AMD Says Sixth‑Gen EPYC 'Venice' on Track for Launch Later in 2026
AMD said its sixth-generation EPYC “Venice” server processor remains on track to launch later in 2026, reaffirming plans to bring a chip based on its Zen 6 architecture and TSMC’s 2-nanometer manufacturing process to market this year. On AMD’s May 5 first-quarter 2026 earnings call, CEO Lisa Su also pointed to Venice as a flagship part for cloud, enterprise and artificial intelligence workloads. AMD’s own presentation materials list Venice at up to 256 cores.
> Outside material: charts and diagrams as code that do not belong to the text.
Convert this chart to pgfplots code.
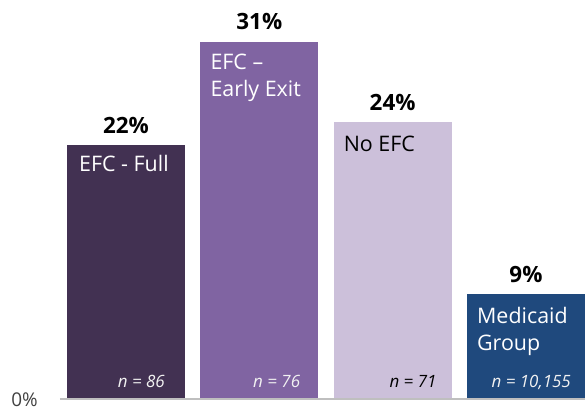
\documentclass[border=0pt]{standalone}
\usepackage{pgfplots}
\pgfplotsset{compat=1.18}
\usepackage{fontspec}
\setmainfont{Open Sans}
\definecolor{cA}{HTML}{423152}
\definecolor{cB}{HTML}{8064A2}
\definecolor{cC}{HTML}{CCC0DA}
\definecolor{cD}{HTML}{1F497D}
\definecolor{base}{HTML}{BFBFBF}
\begin{document}
\begin{tikzpicture}
\begin{axis}[
  scale only axis, width=585bp, height=409bp,
  xmin=-0.945, xmax=3.443, ymin=-0.957, ymax=34.61,
  hide axis, clip=false,
  /pgf/number format/assume math mode=true,
  ybar, bar width=118bp, bar shift=0pt,
  nodes near coords={\pgfmathprintnumber{\pgfplotspointmeta}\%},
  every node near coord/.append style={font=\fontsize{22.5}{26}\selectfont\bfseries, anchor=base, inner sep=0pt, yshift=12bp, black},
]
\addplot[fill=cA, draw=none] coordinates {(0,22)};
\addplot[fill=cB, draw=none] coordinates {(1,31)};
\addplot[fill=cC, draw=none] coordinates {(2,24)};
\addplot[fill=cD, draw=none] coordinates {(3,9)};
\draw[base, line width=2bp] (axis cs:-0.495,-0.08) -- (axis cs:3.443,-0.08);
% category labels
\begin{scope}[every node/.style={font=\fontsize{21.5}{27}\selectfont, anchor=base west, inner sep=0pt}]
\node[white] at (axis cs:-0.4425,22) [xshift=12bp, yshift=-26bp] {EFC - Full};
\node[white] at (axis cs:0.5575,31) [xshift=10bp, yshift=-28bp] {EFC –};
\node[white] at (axis cs:0.5575,31) [xshift=10bp, yshift=-55bp] {Early Exit};
\node[black] at (axis cs:1.5575,24) [xshift=10bp, yshift=-29bp] {No EFC};
\node[white] at (axis cs:2.5575,9) [xshift=10bp, yshift=-29bp] {Medicaid};
\node[white] at (axis cs:2.5575,9) [xshift=10bp, yshift=-56bp] {Group};
\end{scope}
\begin{scope}[every node/.style={font=\fontsize{17}{20}\selectfont\itshape, anchor=base east, inner sep=0pt}]
\node[white!95!black] at (axis cs:0.4425,0) [xshift=-20bp, yshift=10bp] {n = 86};
\node[white!95!black] at (axis cs:1.4425,0) [xshift=-18bp, yshift=10bp] {n = 76};
\node[black] at (axis cs:2.4425,0) [xshift=-15bp, yshift=10bp] {n = 71};
\node[white!95!black] at (axis cs:3.4425,0) [xshift=-14bp, yshift=10bp] {n = 10,155};
\end{scope}
\node[font=\fontsize{19}{22}\selectfont, text=black!75, anchor=base east, inner sep=0pt] at (axis cs:-0.66,-0.957) [yshift=3bp] {0\%};
\end{axis}
\pgfresetboundingbox
\path[use as bounding box] (current axis.south west) rectangle (current axis.north east);
\end{tikzpicture}
\end{document}
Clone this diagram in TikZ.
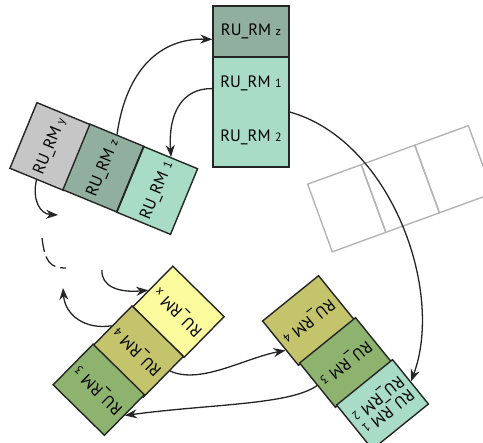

Those same AMD materials say Venice is projected to deliver “1.7x Gen vs. Gen Performance,” or about a 70% generation-over-generation increase. AMD describes those figures as engineering projections that are subject to change, not independently verified benchmark results. The company also says Venice will be its first EPYC processor built on TSMC’s 2-nanometer process technology.
The schedule update came as AMD highlighted continued momentum in its server and AI businesses. The company said its Data Center segment generated $5.8 billion in revenue in the first quarter of 2026, up 57% from a year earlier. That growth helps explain why Venice figured prominently in the call, as server processors and AI accelerators have become central to demand from cloud providers and other large-scale computing customers.
Venice itself is not new. AMD had already previewed the processor family in materials tied to its June 12, 2025, “Advancing AI” event. What changed this week was Su’s public confirmation on the earnings call that the launch timing still holds for later this year.
The chip will succeed AMD’s current fifth-generation EPYC lineup, code-named Turin, which launched in October 2024 and topped out at up to 192 cores. That makes the planned move to 256 cores a notable jump in maximum core count, at least based on AMD’s current projections.
On the call, Su said, “Looking ahead, our sixth-gen EPYC Venice processor built on our Zen 6 architecture and 2-nanometer process technology is designed to extend our leadership across cloud, enterprise and AI workloads.”
That framing is consistent with how AMD has been positioning Venice since last year: as a next-generation server CPU aimed at the parts of the market where demand for more compute power is being driven by cloud services, enterprise data centers and AI infrastructure. For now, the key update is that AMD says the launch remains on schedule for later in 2026, with the previously previewed 256-core design and performance targets still part of its plan.